Start
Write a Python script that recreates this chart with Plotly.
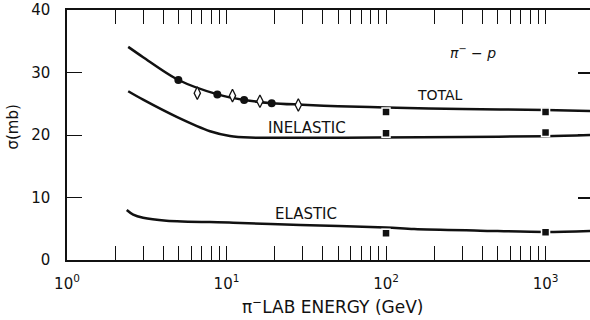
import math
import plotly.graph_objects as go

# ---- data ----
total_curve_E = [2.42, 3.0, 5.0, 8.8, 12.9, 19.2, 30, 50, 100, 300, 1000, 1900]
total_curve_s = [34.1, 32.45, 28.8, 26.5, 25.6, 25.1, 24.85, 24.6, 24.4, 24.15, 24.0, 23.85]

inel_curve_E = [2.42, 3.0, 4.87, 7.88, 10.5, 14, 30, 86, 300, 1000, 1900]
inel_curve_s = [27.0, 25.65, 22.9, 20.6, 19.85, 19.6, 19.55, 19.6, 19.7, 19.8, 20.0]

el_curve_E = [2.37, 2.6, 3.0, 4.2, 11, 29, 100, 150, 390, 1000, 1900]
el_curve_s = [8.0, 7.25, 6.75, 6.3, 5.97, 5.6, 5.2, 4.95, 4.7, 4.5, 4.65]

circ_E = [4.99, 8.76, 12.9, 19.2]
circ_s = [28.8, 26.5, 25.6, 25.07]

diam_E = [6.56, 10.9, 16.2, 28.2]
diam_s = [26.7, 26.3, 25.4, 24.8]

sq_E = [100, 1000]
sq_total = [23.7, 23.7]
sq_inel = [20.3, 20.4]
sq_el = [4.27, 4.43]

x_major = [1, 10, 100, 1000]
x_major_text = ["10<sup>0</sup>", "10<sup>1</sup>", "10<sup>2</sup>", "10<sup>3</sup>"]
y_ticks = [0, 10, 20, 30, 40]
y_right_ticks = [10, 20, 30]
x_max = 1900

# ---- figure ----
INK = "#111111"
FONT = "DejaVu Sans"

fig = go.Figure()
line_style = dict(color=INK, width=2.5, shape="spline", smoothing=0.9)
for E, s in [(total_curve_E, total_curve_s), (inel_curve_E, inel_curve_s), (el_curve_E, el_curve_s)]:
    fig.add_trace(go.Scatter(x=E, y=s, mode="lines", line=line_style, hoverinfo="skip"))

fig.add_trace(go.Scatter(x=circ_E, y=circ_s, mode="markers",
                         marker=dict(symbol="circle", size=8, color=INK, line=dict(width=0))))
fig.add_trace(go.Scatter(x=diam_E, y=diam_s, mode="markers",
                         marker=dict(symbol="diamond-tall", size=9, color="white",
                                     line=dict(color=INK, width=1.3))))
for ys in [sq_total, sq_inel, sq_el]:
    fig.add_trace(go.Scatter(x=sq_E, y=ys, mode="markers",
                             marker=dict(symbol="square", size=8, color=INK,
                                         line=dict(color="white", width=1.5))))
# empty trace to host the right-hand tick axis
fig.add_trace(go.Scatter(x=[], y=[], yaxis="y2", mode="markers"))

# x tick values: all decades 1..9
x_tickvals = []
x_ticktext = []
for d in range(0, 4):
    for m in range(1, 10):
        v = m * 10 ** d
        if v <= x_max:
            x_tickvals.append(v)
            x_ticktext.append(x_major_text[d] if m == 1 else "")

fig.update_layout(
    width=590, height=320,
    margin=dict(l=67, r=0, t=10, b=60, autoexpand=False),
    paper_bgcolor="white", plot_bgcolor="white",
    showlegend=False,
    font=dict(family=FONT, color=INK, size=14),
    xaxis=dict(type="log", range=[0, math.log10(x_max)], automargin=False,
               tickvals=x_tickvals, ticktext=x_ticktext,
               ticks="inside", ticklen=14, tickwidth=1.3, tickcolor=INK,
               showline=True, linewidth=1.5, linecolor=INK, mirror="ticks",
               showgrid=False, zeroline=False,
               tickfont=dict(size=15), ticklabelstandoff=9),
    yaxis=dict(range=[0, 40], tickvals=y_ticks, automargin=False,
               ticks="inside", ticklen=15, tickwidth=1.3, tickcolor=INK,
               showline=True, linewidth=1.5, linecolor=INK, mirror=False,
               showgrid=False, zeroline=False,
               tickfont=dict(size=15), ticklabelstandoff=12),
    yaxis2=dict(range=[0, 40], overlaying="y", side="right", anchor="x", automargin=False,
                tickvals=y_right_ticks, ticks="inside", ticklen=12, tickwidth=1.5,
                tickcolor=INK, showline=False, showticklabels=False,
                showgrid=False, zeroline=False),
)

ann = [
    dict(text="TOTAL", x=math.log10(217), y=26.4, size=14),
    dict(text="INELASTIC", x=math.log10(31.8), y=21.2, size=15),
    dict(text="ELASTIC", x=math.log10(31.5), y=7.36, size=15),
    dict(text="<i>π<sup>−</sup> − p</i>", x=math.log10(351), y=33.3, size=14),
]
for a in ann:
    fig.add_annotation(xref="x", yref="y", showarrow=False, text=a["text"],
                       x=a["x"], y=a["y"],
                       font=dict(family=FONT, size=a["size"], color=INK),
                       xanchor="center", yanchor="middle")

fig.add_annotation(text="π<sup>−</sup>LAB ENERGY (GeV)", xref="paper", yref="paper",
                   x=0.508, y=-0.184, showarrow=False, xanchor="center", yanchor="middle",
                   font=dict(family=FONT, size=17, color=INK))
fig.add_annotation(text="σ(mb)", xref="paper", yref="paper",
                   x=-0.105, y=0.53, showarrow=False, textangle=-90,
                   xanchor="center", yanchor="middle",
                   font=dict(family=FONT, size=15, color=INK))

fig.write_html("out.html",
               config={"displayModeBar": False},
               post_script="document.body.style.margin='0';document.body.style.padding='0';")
End
◆ **TASK OBJECTIVE**
Pictures are excluded: retype only the lines from the beginning of the listing above through the line with "import plotly.graph_objects as go", both included.

◆ **EXERCISE RESULT**
Write a Python script that recreates this chart with Plotly.
import math
import plotly.graph_objects as go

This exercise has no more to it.